Matthew Wren was an English politician and writer. He is now known as an opponent of James Harrington, and a monarchist who made qualified use of the ideas of Thomas Hobbes.

Life

He was the eldest child of the Royalist Bishop of Ely Matthew Wren and Elizabeth, daughter of Thomas Cutler of Ipswich, and therefore cousin of Sir Christopher Wren. He was educated at both Peterhouse, Cambridge and the University of Oxford, graduating M.A. at Oxford on 9 September 1661.
He was secretary to Edward Hyde, Earl of Clarendon, from 1660 to 1667, M.P. for St. Michael, and secretary to James, Duke of York. He was fatally injured accompanying the duke at the Battle of Solebay in 1672 and died on his return to Greenwich.
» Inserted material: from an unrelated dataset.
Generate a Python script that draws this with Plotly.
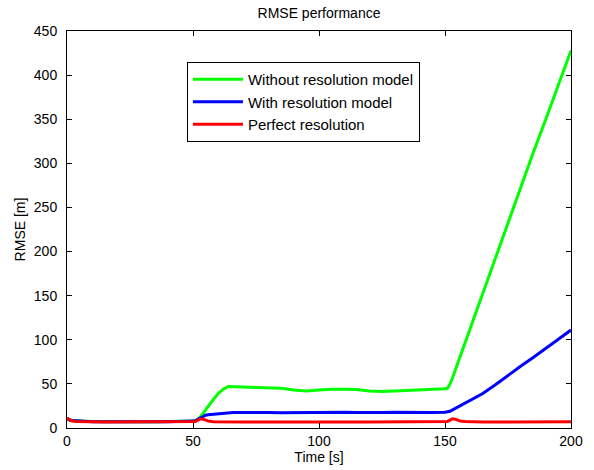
import plotly.graph_objects as go

time_s = [0, 1, 2, 4, 6, 10, 15, 20, 25, 30, 35, 40, 45, 50, 51, 52, 53, 54, 55, 56, 58, 60, 62, 64, 66,
          70, 75, 80, 85, 90, 95, 100, 105, 110, 115, 120, 125, 130, 135, 140, 145, 150,
          151, 152, 153, 154, 155, 156, 158, 160, 165, 170, 175, 180, 185, 190, 195, 200]

without_model = [11, 9, 8.5, 8, 7.8, 7.5, 7.2, 7, 7, 7, 7, 7.2, 7.5, 8, 8.5, 10, 13, 17, 21, 25, 32, 39, 44, 47, 47,
                 46.5, 46, 45.5, 45, 43, 42, 43, 44, 44, 43.5, 42, 41.5, 42, 42.5, 43, 44, 44.5,
                 45, 50, 57, 65, 73, 81, 97, 113, 153, 193, 233, 273, 312, 350, 389, 428]

with_model = [11, 9, 8.5, 8, 7.5, 7, 7, 6.8, 6.8, 6.8, 7, 7, 7.2, 7.8, 8.5, 10, 12, 13.5, 14.5, 15, 15.5, 16, 16.5, 17, 17.5,
              17.5, 17.8, 17.5, 17.3, 17.5, 17.3, 17.5, 17.5, 17.8, 17.5, 17.3, 17.5, 17.8, 17.5, 17.3, 17.5, 17.8,
              18, 19, 20.5, 22, 23.5, 25, 28, 31, 39, 49, 60, 70, 80, 90, 101, 111]

perfect = [11, 9, 8, 7.5, 7.2, 7, 6.8, 6.8, 6.8, 6.7, 6.8, 6.8, 6.9, 7, 7.5, 9, 10.5, 10, 9, 8, 7.2, 7,
           6.8, 6.8, 6.7, 6.8, 6.8, 6.7, 6.8, 6.8, 6.7, 6.8, 6.8, 6.8, 6.7, 6.8, 6.8, 6.7, 6.8, 6.8, 6.8, 7,
           7.5, 9, 10.5, 10, 9, 8, 7.3, 7, 6.9, 6.8, 6.8, 6.9, 6.8, 6.8, 6.9, 7]

series = [
    ("Without resolution model", without_model, "#00ff00"),
    ("With resolution model", with_model, "#0000ff"),
    ("Perfect resolution", perfect, "#ff0000"),
]

x_ticks = [0, 50, 100, 150, 200]
y_ticks = [0, 50, 100, 150, 200, 250, 300, 350, 400, 450]

fig = go.Figure()
for name, vals, col in series:
    fig.add_trace(go.Scatter(x=time_s, y=vals, mode="lines", name=name,
                             line=dict(color=col, width=3)))

axis_common = dict(showgrid=False, zeroline=False, showline=True, linecolor="black", linewidth=1,
                   mirror="ticks", ticks="inside", ticklen=5, tickcolor="black",
                   tickfont=dict(size=14, color="black"), automargin=False)

fig.update_layout(
    width=594, height=470,
    margin=dict(l=67, r=23, t=31, b=42),
    paper_bgcolor="white", plot_bgcolor="white",
    font=dict(family="Liberation Sans, Arial, sans-serif", size=14, color="black"),
    title=dict(text="RMSE performance", x=0.5, xref="paper", y=0.972, yanchor="middle",
               font=dict(size=14, color="black")),
    xaxis=dict(range=[0, 200], tickvals=x_ticks,
               title=dict(text="Time [s]", standoff=2, font=dict(size=14)), **axis_common),
    yaxis=dict(range=[0, 450], tickvals=y_ticks, ticklabelstandoff=6,
               title=dict(text="RMSE [m]", standoff=4, font=dict(size=14)), **axis_common),
    legend=dict(x=0.238, y=0.922, xanchor="left", yanchor="top",
                bgcolor="white", bordercolor="black", borderwidth=1,
                font=dict(size=15, color="black"), itemwidth=50),
    showlegend=True,
)

fig.write_html("out.html", config={"displayModeBar": False},
               post_script="document.body.style.margin='0';")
He was buried with his father at Pembroke Hall, Cambridge.
He was one of the council of the Royal Society named in Charles II's original charter, dated 15 July 1662, and was a prominent member of the Society.
He was a prominent investor in The African Company and therefore both a beneficiary and supporter of the transatlantic slave trade.

Works

He wrote:
J. G. A. Pocock describes him as the leading contemporary opponent of Harrington, and an illustration in his views of the theory of possessive individualism of C. B. Macpherson. Francis D. Wormuth writes that Wren reversed the relation between politics and economics found in Harrington. According to I. Bernard Cohen, Wren may have been the first, in Monarchy Asserted, to apply the term 'revolution' to the English Revolution. The book was dedicated to John Wilkins, and Wren's introduction explained that the anonymous Considerations had been taken by Harrington to come from the whole group of Oxford experimentalists around Wilkins.